__Required task__: Give the lines of the material verbatim, from the first line to the line with "293.7, 287.2, 280.6]", including both.

__Dataset rows__:

* * * *

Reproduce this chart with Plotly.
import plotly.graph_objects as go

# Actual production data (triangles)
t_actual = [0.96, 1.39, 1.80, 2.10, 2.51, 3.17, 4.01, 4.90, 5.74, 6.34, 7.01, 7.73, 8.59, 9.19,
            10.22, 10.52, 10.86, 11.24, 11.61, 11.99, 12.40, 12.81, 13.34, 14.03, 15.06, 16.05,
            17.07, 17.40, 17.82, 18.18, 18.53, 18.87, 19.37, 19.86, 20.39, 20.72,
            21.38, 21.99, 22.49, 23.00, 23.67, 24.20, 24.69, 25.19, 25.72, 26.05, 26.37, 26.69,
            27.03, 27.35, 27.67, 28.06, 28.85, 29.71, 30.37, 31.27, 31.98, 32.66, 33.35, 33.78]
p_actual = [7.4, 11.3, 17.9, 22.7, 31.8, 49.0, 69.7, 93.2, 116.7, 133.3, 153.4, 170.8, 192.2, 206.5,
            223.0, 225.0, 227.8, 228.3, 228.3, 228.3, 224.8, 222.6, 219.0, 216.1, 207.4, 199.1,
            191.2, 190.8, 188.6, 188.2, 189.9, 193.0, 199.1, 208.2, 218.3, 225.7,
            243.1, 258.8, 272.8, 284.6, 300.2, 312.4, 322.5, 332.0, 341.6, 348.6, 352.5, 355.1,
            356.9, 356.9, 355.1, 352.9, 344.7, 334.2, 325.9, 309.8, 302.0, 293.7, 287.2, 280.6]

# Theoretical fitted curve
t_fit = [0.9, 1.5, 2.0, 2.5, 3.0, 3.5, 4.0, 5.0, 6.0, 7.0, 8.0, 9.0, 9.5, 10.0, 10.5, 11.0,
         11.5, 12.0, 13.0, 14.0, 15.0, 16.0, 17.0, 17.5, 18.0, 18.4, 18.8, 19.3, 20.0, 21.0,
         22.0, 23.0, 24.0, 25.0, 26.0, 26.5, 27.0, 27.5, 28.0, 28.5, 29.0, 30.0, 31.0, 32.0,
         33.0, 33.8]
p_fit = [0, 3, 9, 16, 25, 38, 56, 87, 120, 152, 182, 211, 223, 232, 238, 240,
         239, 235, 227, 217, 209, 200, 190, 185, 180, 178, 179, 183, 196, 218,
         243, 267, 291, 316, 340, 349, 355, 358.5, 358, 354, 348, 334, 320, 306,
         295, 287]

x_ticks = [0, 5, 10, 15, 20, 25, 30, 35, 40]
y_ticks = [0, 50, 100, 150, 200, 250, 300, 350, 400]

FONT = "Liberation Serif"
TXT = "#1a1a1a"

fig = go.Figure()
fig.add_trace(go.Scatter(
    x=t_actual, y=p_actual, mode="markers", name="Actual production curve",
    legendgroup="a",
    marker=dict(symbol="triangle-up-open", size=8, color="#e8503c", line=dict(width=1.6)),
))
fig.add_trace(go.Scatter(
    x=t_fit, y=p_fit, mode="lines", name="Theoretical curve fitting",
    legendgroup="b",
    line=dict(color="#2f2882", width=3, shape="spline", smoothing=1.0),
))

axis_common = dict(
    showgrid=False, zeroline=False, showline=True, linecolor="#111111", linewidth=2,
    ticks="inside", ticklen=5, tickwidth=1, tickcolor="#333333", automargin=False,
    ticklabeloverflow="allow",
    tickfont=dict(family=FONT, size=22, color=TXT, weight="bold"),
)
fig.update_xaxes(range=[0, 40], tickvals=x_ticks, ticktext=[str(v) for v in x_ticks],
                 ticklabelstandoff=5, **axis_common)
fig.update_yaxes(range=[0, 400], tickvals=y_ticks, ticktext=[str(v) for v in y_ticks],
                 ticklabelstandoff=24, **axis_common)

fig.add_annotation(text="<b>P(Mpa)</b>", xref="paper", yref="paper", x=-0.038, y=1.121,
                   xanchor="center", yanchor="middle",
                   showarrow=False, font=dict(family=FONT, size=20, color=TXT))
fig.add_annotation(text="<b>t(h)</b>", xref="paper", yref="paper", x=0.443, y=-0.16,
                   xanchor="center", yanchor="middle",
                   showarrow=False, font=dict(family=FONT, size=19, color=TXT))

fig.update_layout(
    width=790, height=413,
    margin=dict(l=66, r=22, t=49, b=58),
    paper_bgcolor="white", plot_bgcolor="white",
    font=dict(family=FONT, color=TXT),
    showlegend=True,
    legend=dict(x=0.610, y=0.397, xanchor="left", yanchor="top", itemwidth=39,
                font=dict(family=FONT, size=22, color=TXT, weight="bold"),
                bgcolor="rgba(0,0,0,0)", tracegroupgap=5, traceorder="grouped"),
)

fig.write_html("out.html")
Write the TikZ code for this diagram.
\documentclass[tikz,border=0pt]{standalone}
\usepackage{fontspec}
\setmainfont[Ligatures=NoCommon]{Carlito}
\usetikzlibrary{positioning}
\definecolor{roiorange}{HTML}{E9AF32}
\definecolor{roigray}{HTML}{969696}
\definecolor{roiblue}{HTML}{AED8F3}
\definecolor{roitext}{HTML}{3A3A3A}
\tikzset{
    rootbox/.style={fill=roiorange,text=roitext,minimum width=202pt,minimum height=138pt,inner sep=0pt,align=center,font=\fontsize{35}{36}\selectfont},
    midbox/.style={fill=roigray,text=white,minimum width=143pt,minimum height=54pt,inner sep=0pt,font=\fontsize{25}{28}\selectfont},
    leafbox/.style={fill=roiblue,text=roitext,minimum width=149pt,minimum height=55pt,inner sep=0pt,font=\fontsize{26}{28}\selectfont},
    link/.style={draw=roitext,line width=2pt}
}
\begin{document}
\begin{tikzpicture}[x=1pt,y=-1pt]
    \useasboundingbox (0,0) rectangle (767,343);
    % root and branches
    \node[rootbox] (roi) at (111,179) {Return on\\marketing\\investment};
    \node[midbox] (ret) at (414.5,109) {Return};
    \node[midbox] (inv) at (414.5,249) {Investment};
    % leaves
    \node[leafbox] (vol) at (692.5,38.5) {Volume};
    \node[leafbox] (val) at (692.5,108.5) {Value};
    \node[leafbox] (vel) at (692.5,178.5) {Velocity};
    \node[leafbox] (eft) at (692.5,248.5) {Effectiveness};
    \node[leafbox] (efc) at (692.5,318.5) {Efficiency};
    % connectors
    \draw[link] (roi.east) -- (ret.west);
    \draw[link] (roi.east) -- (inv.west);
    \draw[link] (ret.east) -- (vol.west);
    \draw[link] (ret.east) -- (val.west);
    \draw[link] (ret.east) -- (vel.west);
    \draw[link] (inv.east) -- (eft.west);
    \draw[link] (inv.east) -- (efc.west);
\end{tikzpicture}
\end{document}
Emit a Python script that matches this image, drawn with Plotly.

* * * *

__The response__:
Reproduce this chart with Plotly.
import plotly.graph_objects as go

# Actual production data (triangles)
t_actual = [0.96, 1.39, 1.80, 2.10, 2.51, 3.17, 4.01, 4.90, 5.74, 6.34, 7.01, 7.73, 8.59, 9.19,
            10.22, 10.52, 10.86, 11.24, 11.61, 11.99, 12.40, 12.81, 13.34, 14.03, 15.06, 16.05,
            17.07, 17.40, 17.82, 18.18, 18.53, 18.87, 19.37, 19.86, 20.39, 20.72,
            21.38, 21.99, 22.49, 23.00, 23.67, 24.20, 24.69, 25.19, 25.72, 26.05, 26.37, 26.69,
            27.03, 27.35, 27.67, 28.06, 28.85, 29.71, 30.37, 31.27, 31.98, 32.66, 33.35, 33.78]
p_actual = [7.4, 11.3, 17.9, 22.7, 31.8, 49.0, 69.7, 93.2, 116.7, 133.3, 153.4, 170.8, 192.2, 206.5,
            223.0, 225.0, 227.8, 228.3, 228.3, 228.3, 224.8, 222.6, 219.0, 216.1, 207.4, 199.1,
            191.2, 190.8, 188.6, 188.2, 189.9, 193.0, 199.1, 208.2, 218.3, 225.7,
            243.1, 258.8, 272.8, 284.6, 300.2, 312.4, 322.5, 332.0, 341.6, 348.6, 352.5, 355.1,
            356.9, 356.9, 355.1, 352.9, 344.7, 334.2, 325.9, 309.8, 302.0, 293.7, 287.2, 280.6]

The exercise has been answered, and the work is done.